# Tortoise diapers?



## hubert (Aug 23, 2021)

Hey all. My baby tortoise hubert is 6 months old and I was wondering if diapers are good for tortoises / how to home make one / are there ones out there to try


----------



## wellington (Aug 23, 2021)

Why would you put a diaper on a tortoise?
They should be in their proper enclosure whether its inside or out. Never roaming the floors of your house!


----------



## Lyn W (Aug 24, 2021)

Hi and welcome.
Not a good idea at all.
Torts need to be in a safe and secure enclosure where they will have the right temps, uvb and humidity and won't feel stressed. They need access to a water dish (shallow terracotta plant saucer) to drink from and big enough for them to get in to self soak when they want to and absorb water through their vents. 
If you give your tort luke warm shallow soaks the chances are that he will pee and poop in that.
What species do you have? I'll post the link for the caresheet you need.
If you post pics of his enclosure and lamps you'll get good feedback on making it as safe as possible for him.


----------



## Yvonne G (Aug 24, 2021)

If you're going to take him someplace where you don't want him to poop and pee, then carry him in a small plastic tote. Tortoise tails need room for the poop to be able to come out. A diaper wouldn't provide that room. Not a good idea.


----------



## ZenHerper (Aug 24, 2021)

Welcome!

Reptiles are not like us...the opening in the tail for their urine and stool does not close tightly. Microbes in the waste would be able to easily get back into the body and cause serious infections if the back end of the animal were wrapped.

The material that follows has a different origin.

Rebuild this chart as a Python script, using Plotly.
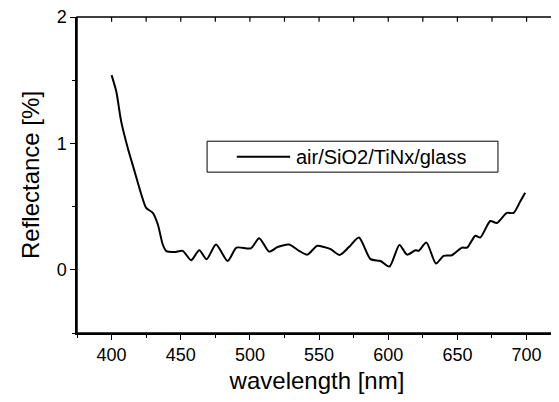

Also the smell. Reptile waste is super-odoriferous. Like super.

The healthiest condition for reptiles in the home is for them to stay in a secure, clean, climate-controlled enclosure that meets all their needs for territory, heat, light, humidity, food & water, and places to hide and de-stress. Animals left to walk on the floor get sick, injured, swallow non-food items, and don't grow properly. A secure tote can be used for car rides or other necessary trips outside of the habitat.

If you let us know what species of tortoise you have, someone can post the right care information.


----------